• [THE REQUEST] Only the lines from the one containing "Output the Python" down to the one containing "plt.rcParams['font.family'] = ['Open", inclusive, are to be quoted exactly.

• [DATA SHOWN]
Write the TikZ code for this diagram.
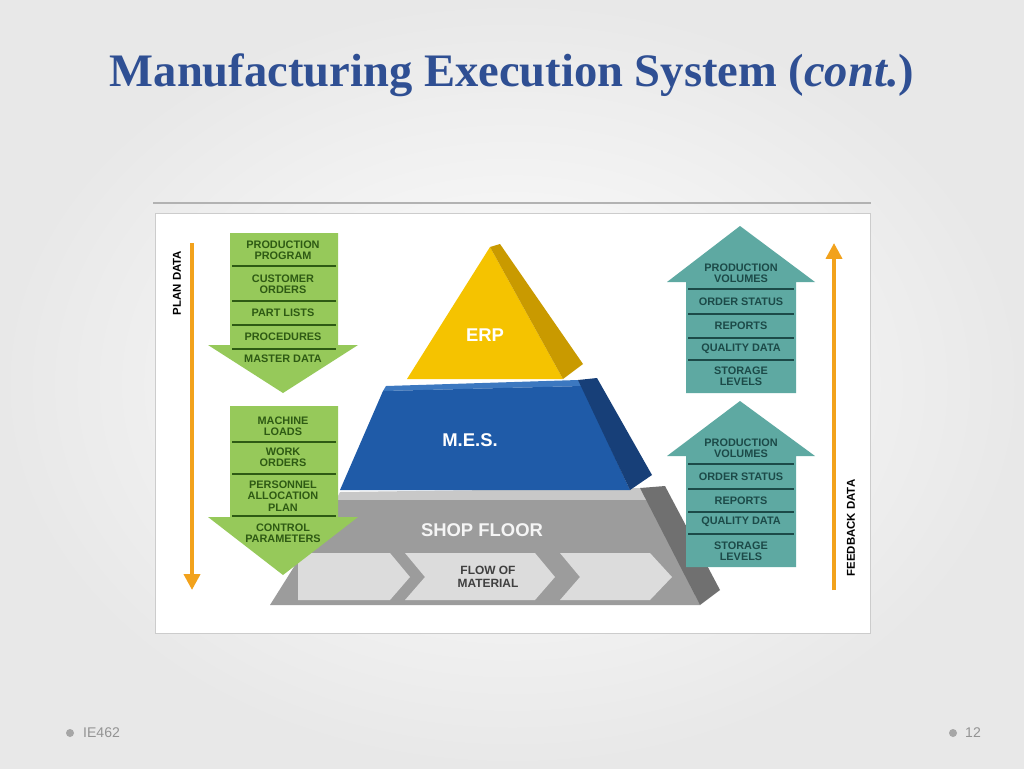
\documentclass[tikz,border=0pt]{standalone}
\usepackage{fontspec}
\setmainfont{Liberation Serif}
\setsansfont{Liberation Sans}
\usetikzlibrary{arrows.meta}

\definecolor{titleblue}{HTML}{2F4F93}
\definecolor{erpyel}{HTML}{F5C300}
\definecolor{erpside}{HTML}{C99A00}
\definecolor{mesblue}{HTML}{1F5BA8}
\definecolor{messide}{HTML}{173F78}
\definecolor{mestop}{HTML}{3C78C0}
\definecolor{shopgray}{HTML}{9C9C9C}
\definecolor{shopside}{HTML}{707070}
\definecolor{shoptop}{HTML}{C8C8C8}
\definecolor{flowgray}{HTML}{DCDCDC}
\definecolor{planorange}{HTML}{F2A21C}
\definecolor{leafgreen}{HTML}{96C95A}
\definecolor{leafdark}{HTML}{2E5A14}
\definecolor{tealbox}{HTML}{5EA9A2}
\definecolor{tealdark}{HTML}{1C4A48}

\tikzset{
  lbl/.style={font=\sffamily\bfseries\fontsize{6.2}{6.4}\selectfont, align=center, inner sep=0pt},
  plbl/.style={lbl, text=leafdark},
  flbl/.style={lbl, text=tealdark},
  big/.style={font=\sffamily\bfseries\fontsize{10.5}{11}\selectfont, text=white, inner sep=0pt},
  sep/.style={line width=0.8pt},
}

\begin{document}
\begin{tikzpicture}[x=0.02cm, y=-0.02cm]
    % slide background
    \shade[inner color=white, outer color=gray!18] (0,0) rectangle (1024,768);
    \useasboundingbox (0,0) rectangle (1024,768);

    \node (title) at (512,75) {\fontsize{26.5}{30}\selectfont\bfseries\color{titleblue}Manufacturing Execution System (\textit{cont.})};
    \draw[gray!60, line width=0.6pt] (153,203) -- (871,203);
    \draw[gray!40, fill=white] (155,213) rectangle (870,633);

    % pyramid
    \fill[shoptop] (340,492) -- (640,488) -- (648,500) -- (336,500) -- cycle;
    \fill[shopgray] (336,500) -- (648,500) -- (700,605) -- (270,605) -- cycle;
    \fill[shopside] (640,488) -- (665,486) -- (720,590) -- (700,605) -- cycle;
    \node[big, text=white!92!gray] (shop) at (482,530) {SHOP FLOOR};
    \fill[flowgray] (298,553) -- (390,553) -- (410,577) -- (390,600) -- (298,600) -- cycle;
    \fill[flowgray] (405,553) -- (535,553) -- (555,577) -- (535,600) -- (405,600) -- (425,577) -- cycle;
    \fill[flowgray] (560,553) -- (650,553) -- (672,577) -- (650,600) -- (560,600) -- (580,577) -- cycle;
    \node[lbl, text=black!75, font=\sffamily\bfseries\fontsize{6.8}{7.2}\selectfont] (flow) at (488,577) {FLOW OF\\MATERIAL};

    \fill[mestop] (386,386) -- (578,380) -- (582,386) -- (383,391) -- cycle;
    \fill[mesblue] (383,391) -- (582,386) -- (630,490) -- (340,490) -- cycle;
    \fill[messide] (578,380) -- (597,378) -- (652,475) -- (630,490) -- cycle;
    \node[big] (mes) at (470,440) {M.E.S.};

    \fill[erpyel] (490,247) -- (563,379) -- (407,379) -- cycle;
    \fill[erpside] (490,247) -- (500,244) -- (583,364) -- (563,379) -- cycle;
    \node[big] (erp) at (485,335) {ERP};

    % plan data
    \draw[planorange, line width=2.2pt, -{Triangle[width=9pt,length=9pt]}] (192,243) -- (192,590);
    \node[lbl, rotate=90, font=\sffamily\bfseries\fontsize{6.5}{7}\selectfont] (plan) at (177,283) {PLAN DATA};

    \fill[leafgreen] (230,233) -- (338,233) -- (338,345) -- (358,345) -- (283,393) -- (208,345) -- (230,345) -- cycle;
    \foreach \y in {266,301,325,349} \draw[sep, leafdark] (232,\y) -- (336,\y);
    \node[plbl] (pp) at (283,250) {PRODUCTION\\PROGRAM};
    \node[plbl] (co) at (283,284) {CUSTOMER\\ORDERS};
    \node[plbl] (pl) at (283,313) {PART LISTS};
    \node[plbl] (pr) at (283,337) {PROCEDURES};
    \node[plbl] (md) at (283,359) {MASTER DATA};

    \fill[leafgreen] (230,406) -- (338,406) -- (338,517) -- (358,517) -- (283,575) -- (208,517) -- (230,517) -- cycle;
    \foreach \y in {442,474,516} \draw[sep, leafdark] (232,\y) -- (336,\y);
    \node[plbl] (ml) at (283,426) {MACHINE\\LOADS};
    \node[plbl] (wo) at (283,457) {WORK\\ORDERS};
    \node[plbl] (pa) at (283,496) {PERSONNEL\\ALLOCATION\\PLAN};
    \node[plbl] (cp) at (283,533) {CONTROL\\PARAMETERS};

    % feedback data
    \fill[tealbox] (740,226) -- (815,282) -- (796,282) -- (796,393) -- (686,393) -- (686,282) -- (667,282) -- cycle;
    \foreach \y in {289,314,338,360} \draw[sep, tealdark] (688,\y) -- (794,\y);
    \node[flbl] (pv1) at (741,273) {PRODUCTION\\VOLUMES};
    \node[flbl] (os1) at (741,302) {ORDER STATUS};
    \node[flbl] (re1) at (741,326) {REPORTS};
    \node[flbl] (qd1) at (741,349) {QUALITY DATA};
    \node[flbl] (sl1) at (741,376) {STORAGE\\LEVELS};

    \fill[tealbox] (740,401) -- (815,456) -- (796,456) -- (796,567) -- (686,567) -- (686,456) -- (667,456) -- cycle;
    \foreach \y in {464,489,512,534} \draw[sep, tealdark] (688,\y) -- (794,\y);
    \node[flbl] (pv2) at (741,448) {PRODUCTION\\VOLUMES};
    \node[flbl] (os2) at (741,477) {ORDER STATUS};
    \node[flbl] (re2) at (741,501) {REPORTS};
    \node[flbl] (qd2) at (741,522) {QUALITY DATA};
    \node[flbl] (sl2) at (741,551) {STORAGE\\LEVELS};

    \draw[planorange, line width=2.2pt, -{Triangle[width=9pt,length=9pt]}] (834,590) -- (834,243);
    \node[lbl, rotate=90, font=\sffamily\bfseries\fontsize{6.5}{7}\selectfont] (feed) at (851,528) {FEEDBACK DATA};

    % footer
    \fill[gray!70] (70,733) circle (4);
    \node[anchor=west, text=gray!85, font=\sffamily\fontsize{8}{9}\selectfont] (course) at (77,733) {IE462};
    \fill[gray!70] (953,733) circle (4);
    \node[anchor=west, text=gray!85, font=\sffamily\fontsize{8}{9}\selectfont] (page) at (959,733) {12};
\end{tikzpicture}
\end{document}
---
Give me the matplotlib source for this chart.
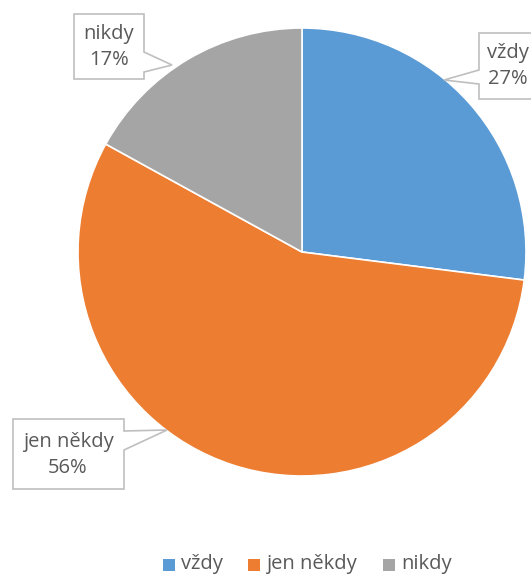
---
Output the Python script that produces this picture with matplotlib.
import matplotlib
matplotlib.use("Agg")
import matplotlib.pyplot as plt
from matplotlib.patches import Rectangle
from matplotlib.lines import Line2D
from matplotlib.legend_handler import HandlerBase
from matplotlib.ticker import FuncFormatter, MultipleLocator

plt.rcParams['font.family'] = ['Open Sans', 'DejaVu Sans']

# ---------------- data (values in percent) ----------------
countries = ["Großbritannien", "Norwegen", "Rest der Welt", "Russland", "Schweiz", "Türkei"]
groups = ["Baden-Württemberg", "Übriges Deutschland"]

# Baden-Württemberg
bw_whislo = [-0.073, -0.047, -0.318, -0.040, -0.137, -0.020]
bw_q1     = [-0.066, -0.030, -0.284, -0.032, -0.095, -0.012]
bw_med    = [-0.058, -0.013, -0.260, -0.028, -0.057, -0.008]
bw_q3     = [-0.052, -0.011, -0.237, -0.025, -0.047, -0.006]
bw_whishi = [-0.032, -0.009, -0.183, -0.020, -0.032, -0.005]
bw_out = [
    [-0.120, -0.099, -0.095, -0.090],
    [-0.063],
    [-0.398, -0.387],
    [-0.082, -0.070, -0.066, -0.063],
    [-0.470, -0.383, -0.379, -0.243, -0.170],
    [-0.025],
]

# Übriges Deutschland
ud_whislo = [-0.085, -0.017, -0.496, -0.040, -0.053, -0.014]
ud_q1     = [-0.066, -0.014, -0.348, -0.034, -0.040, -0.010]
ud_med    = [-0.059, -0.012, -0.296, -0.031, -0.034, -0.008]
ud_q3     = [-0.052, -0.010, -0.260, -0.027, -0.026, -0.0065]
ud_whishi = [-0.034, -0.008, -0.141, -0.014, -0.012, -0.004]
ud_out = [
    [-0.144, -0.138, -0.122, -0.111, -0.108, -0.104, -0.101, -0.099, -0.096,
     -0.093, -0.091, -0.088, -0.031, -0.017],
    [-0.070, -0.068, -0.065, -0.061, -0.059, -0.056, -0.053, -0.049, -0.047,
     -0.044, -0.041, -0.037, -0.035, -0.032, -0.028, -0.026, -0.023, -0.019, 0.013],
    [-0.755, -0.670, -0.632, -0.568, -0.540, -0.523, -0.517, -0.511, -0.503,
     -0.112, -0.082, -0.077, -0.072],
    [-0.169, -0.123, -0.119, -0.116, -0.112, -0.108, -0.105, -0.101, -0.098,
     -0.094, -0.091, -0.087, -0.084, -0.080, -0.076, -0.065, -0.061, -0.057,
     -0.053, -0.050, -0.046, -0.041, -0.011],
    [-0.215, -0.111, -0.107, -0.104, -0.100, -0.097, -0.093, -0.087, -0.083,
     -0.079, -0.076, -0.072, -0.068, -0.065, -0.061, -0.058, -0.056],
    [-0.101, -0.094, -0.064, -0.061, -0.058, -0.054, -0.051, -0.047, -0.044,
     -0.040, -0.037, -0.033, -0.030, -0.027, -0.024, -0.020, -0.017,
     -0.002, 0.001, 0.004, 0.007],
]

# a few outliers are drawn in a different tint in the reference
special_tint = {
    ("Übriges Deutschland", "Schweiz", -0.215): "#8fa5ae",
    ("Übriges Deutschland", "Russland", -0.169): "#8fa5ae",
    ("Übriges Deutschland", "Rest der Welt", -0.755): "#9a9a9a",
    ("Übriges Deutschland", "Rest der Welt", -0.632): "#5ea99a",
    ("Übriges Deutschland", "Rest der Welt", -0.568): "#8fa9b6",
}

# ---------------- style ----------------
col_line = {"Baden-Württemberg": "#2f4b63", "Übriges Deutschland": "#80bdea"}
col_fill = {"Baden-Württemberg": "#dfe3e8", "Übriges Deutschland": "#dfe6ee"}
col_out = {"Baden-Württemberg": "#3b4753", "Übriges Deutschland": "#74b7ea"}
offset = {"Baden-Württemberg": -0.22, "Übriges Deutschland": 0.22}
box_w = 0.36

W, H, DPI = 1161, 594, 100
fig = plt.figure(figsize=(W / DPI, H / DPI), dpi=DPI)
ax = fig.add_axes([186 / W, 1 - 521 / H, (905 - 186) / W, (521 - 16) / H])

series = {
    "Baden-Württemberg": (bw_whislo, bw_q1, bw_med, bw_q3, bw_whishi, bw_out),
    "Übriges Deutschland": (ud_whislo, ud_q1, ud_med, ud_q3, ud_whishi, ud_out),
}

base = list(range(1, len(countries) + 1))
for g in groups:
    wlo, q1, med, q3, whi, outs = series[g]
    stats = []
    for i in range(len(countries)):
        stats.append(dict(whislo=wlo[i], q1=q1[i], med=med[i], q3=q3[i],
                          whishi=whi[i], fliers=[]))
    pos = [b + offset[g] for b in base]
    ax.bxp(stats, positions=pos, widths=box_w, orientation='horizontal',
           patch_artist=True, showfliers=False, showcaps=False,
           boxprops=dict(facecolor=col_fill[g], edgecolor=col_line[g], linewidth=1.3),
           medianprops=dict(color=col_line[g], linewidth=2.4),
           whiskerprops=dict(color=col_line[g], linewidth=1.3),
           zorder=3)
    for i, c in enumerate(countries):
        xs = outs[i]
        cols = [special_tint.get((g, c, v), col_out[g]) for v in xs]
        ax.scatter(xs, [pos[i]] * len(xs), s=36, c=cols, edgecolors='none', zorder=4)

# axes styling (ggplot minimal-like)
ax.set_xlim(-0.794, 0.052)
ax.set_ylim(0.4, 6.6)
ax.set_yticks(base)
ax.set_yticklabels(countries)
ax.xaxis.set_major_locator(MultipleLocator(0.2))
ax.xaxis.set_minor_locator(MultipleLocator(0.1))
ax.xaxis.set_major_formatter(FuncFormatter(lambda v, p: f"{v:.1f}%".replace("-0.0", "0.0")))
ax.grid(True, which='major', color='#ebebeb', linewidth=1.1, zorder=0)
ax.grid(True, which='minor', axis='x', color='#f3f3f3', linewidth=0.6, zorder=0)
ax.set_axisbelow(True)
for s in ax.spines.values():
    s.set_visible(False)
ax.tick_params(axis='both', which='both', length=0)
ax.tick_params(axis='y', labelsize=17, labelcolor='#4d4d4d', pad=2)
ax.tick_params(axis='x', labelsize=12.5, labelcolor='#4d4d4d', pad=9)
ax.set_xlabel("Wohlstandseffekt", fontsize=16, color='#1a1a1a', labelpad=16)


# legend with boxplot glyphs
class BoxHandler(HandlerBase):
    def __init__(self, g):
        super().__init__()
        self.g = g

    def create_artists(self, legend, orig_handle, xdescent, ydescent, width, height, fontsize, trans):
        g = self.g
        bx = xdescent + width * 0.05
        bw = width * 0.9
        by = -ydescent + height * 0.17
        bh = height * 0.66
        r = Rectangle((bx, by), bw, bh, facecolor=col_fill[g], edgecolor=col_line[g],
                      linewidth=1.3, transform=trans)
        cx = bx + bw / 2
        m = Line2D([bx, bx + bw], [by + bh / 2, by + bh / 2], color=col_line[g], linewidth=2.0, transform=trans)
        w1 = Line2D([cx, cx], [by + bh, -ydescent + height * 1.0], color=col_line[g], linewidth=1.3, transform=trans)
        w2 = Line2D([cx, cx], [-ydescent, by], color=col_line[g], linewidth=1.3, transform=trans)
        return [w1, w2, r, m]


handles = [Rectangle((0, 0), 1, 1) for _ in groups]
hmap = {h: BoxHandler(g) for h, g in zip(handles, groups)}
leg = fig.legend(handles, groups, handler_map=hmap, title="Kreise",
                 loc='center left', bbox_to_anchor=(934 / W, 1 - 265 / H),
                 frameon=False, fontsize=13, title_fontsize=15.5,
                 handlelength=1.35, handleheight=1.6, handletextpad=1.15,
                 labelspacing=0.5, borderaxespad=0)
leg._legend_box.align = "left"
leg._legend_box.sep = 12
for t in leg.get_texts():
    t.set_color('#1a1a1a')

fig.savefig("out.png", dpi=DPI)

• [RESULT FOR THIS EXERCISE]
Output the Python script that produces this picture with matplotlib.
import matplotlib
matplotlib.use("Agg")
import matplotlib.pyplot as plt
from matplotlib.patches import Rectangle
from matplotlib.lines import Line2D
from matplotlib.legend_handler import HandlerBase
from matplotlib.ticker import FuncFormatter, MultipleLocator

plt.rcParams['font.family'] = ['Open Sans', 'DejaVu Sans']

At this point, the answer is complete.